21 die ihr durch ihn glaubt an Gott, der ihn von den Toten auferweckt und ihm die Herrlichkeit gegeben hat, sodass ihr Glauben und Hoffnung zu Gott habt.

 

 

1      Einleitung

Das Besondere am Leben ist nicht, wie glücklich, erfolgreich oder zielführend wir unser Leben gestalten, sondern etwas anders.

Dieses Besondere am Leben ist, wie wir unser Leben im Angesicht der menschlichen Begrenztheit gestalten. Es ist dies die Frage, wie wir im Bewusstsein, dass wir nicht alles vermögen, nicht alles erreichen können, nicht allen gerecht sein können und nicht ewig leben, mit unserem Leben umgehen. Wie gehen wir mit unserem Leben um? Für die Bibel lässt sich diese Frage darauf reduzieren: Wie heilig gestalten wir unser Leben? Ja, heilig. Wie heilig ist unser Leben? Ja - Heilig.

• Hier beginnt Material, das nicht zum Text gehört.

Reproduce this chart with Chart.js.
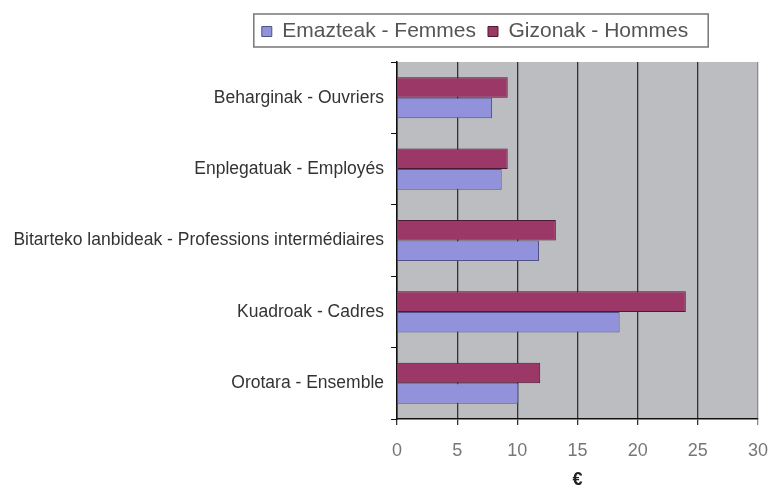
<!DOCTYPE html>
<html>
<head>
<meta charset="utf-8">
<script src="https://cdn.jsdelivr.net/npm/chart.js@4.4.1/dist/chart.umd.min.js"></script>
<style>
  html, body { margin: 0; padding: 0; background: #fff; }
  #wrap { width: 771px; height: 495px; }
</style>
</head>
<body>
<div id="wrap"><canvas id="salaryChart" width="771" height="495"></canvas></div>
<script>
// categories (top -> bottom)
const categories = [
    'Beharginak - Ouvriers',
    'Enplegatuak - Employés',
    'Bitarteko lanbideak - Professions intermédiaires',
    'Kuadroak - Cadres',
    'Orotara - Ensemble'
];

// values in €
const femmesValues = [7.9, 8.7, 11.8, 18.5, 10.1];
const hommesValues = [9.2, 9.2, 13.2, 24.0, 11.9];

const xTicks = [0, 5, 10, 15, 20, 25, 30];

const FONT = "'Liberation Sans', Arial, sans-serif";

// gray plot background, like excel
const plotBackground = {
    id: 'plotBackground',
    beforeDraw(chart) {
        const { ctx, chartArea: a } = chart;
        ctx.save();
        ctx.fillStyle = '#bbbdc0';
        ctx.fillRect(a.left, a.top, a.right - a.left, a.bottom - a.top);
        ctx.restore();
    }
};

// extra space under the legend, move it right, frame round it
const legendFrame = {
    id: 'legendFrame',
    beforeInit(chart) {
        const fit = chart.legend.fit;
        chart.legend.fit = function () {
            fit.call(this);
            this.height += 10;
        };
    },
    afterLayout(chart) {
        const lg = chart.legend;
        const shift = 475 - (lg.left + lg.right) / 2;
        lg.left += shift;
        lg.right += shift;
    },
    afterDraw(chart) {
        const boxes = chart.legend.legendHitBoxes;
        if (!boxes || !boxes.length) return;
        const first = boxes[0], last = boxes[boxes.length - 1];
        const ctx = chart.ctx;
        const l = first.left - 8, t = first.top - 7;
        const r = last.left + last.width + 20, b = first.top + first.height + 5;
        ctx.save();
        ctx.strokeStyle = '#777';
        ctx.lineWidth = 1.5;
        ctx.strokeRect(l, t, r - l, b - t);
        ctx.restore();
    }
};

new Chart(document.getElementById('salaryChart'), {
    type: 'bar',
    data: {
        labels: categories,
        datasets: [
            { label: 'Gizonak - Hommes', data: hommesValues, backgroundColor: '#9b3868', borderColor: '#4a1a32', borderWidth: 1 },
            { label: 'Emazteak - Femmes', data: femmesValues, backgroundColor: '#9292dc', borderColor: '#50508a', borderWidth: 1 }
        ]
    },
    options: {
        indexAxis: 'y',
        responsive: false,
        animation: false,
        categoryPercentage: 0.575,
        barPercentage: 1.0,
        layout: { padding: { top: 9, right: 13, left: 0, bottom: 0 } },
        plugins: {
            tooltip: { enabled: false },
            legend: {
                position: 'top',
                reverse: true,
                labels: { boxWidth: 10, boxHeight: 10, padding: 12, color: '#555', font: { family: FONT, size: 21 } }
            }
        },
        scales: {
            x: {
                min: 0, max: 30,
                afterBuildTicks: s => { s.ticks = xTicks.map(v => ({ value: v })); },
                afterFit: s => { s.height = 76; s.paddingRight = 0; s.paddingLeft = 0; },
                grid: {
                    color: ctx => (ctx.tick && ctx.tick.value === 30) ? '#8c8c8c' : '#333',
                    lineWidth: 1.3,
                    tickLength: 6
                },
                border: { display: true, color: '#111', width: 1.5 },
                ticks: { color: '#777', padding: 15, font: { family: FONT, size: 18 } },
                title: { display: true, text: '€', color: '#222', padding: { top: 4, bottom: 4 }, font: { family: FONT, size: 18, weight: 'bold' } }
            },
            y: {
                afterFit: s => { s.width = 397; },
                grid: { offset: true, drawOnChartArea: false, tickLength: 6, color: '#111' },
                border: { display: true, color: '#111', width: 1.5 },
                ticks: { color: '#333', padding: 7, font: { family: FONT, size: 17.5 } }
            }
        }
    },
    plugins: [plotBackground, legendFrame]
});
</script>
</body>
</html>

Das Wort „heilig“ an sich, ist dabei in unserem alltäglichen Sprachgebrauch eher verschwunden. Wo reden wir heute noch davon, dass etwas, jemand oder eine Tat heilig sei? Wenn man früher davon sprach, dass jemandem etwas „heilig“ sei, war damit eine ganz besondere Haltung, eine ganz besonderes Verständnis verbunden. Ehe – das war heilig. Selbst – man glaubt es kaum – Obrigkeit galt als besonders schützendwürdig. Heilig, dass bedurfte eines besonderen Schutzes, einer besonderen Tradition oder auch einer besonderen Erziehung.

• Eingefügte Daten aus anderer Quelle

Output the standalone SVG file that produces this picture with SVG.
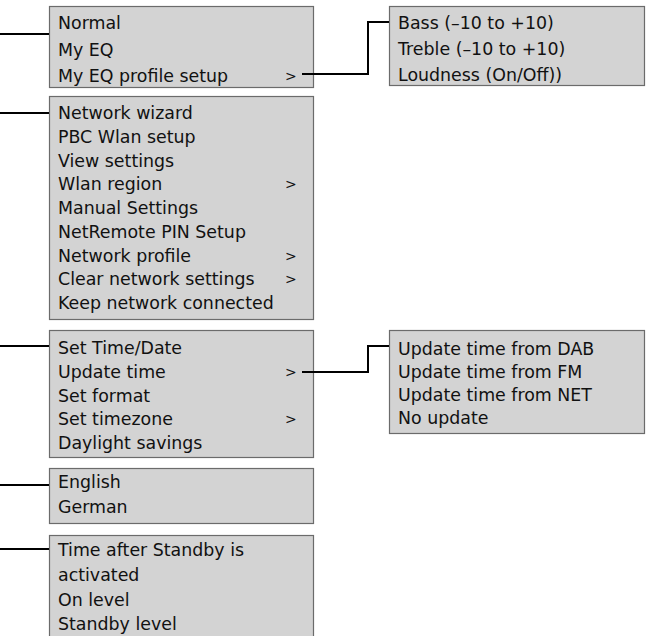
<svg xmlns="http://www.w3.org/2000/svg" width="649" height="636" viewBox="0 0 649 636">
<style>
.box{fill:#d3d3d3;stroke:#6b6b6b;stroke-width:1.2}
text{font-family:"DejaVu Sans",sans-serif;font-size:17.4px;fill:#111}
text.g{font-size:14px}
.c{fill:none;stroke:#000;stroke-width:2}
</style>
<rect width="649" height="636" fill="#fff"/>
<g id="eq">
<rect class="box" x="49.5" y="6.5" width="264" height="81"/>
<text x="58" y="29">Normal</text>
<text x="58" y="56">My EQ</text>
<text x="58" y="82">My EQ profile setup</text>
<text class="g" x="285" y="81">&gt;</text>
</g>
<g id="eq-profile">
<rect class="box" x="389.5" y="6.5" width="255" height="79"/>
<text x="398" y="29">Bass (–10 to +10)</text>
<text x="398" y="55">Treble (–10 to +10)</text>
<text x="398" y="81">Loudness (On/Off))</text>
</g>
<g id="network">
<rect class="box" x="49.5" y="96.5" width="264" height="223"/>
<text x="58" y="119">Network wizard</text>
<text x="58" y="143">PBC Wlan setup</text>
<text x="58" y="167">View settings</text>
<text x="58" y="190">Wlan region</text>
<text class="g" x="285" y="189">&gt;</text>
<text x="58" y="214">Manual Settings</text>
<text x="58" y="238">NetRemote PIN Setup</text>
<text x="58" y="262">Network profile</text>
<text class="g" x="285" y="261">&gt;</text>
<text x="58" y="285">Clear network settings</text>
<text class="g" x="285" y="284">&gt;</text>
<text x="58" y="309">Keep network connected</text>
</g>
<g id="time">
<rect class="box" x="49.5" y="330.5" width="264" height="127"/>
<text x="58" y="354">Set Time/Date</text>
<text x="58" y="378">Update time</text>
<text class="g" x="285" y="377">&gt;</text>
<text x="58" y="402">Set format</text>
<text x="58" y="425">Set timezone</text>
<text class="g" x="285" y="424">&gt;</text>
<text x="58" y="449">Daylight savings</text>
</g>
<g id="update-time">
<rect class="box" x="389.5" y="330.5" width="255" height="103"/>
<text x="398" y="355">Update time from DAB</text>
<text x="398" y="378">Update time from FM</text>
<text x="398" y="401">Update time from NET</text>
<text x="398" y="424">No update</text>
</g>
<g id="language">
<rect class="box" x="49.5" y="468.5" width="264" height="55"/>
<text x="58" y="488">English</text>
<text x="58" y="513">German</text>
</g>
<g id="dimmer">
<rect class="box" x="49.5" y="535.5" width="264" height="110"/>
<text x="58" y="556">Time after Standby is</text>
<text x="58" y="581">activated</text>
<text x="58" y="606">On level</text>
<text x="58" y="630">Standby level</text>
</g>
<g id="connectors">
<path class="c" d="M0 34H49"/>
<path class="c" d="M0 113H49"/>
<path class="c" d="M0 346H49"/>
<path class="c" d="M0 485H49"/>
<path class="c" d="M0 549H49"/>
<path class="c" d="M302 74H368V22H389"/>
<path class="c" d="M302 372H368V346H389"/>
</g>
</svg>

Die 10 Gebote, Vater/Mutter zu ehren, den Feiertag heiligen oder das Leben des anderen. Alles Themen, die mit dem Begriff „heilig“ besetzt waren; häufig durch biblische, christliche Themen begründet

Heute ist das anders. Wann und wo ist Ihnen das Wort „heilig“ zuletzt über die Lippen oder über den Weg gekommen? Was ist heute heilig, also in einer besonderen Art schützenswürdig, was man von Generation zu Generation pflichtschuldig weiter zu geben habe.

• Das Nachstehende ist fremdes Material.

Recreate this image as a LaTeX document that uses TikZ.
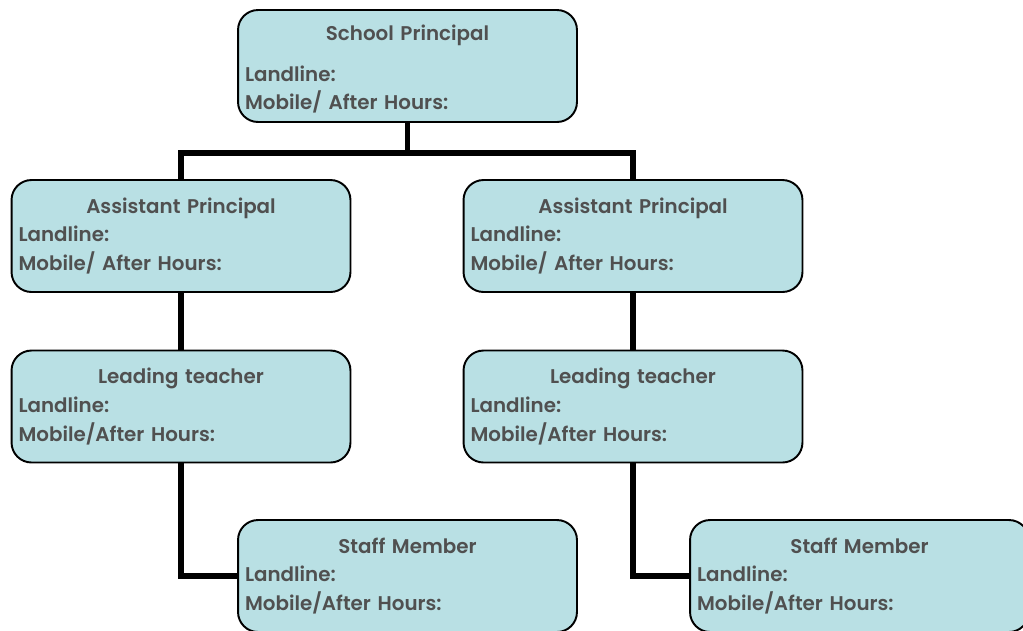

Wenn wir heute von solchen Dingen reden, bezieht es sich häufig auf das Thema Grund- und Menschenrechte oder – häufiger auf die Themen der Selbstbestimmung, Selbstfindung, autonome Lebensgestaltung.

Heilig ist unmodern; und die Mehrzahl der Lieder bei Bestattungen sind heute von einer Band, die „Unheilig“ heißt.

Das Heilige ist schlicht out, wie die Beständigkeit von Dingen. Und letztlich ist die Frage nicht, ob Eltern der Kinder wegen zusammen bleiben, sondern wie man geschickt mit den ständigen Veränderungen umgeht.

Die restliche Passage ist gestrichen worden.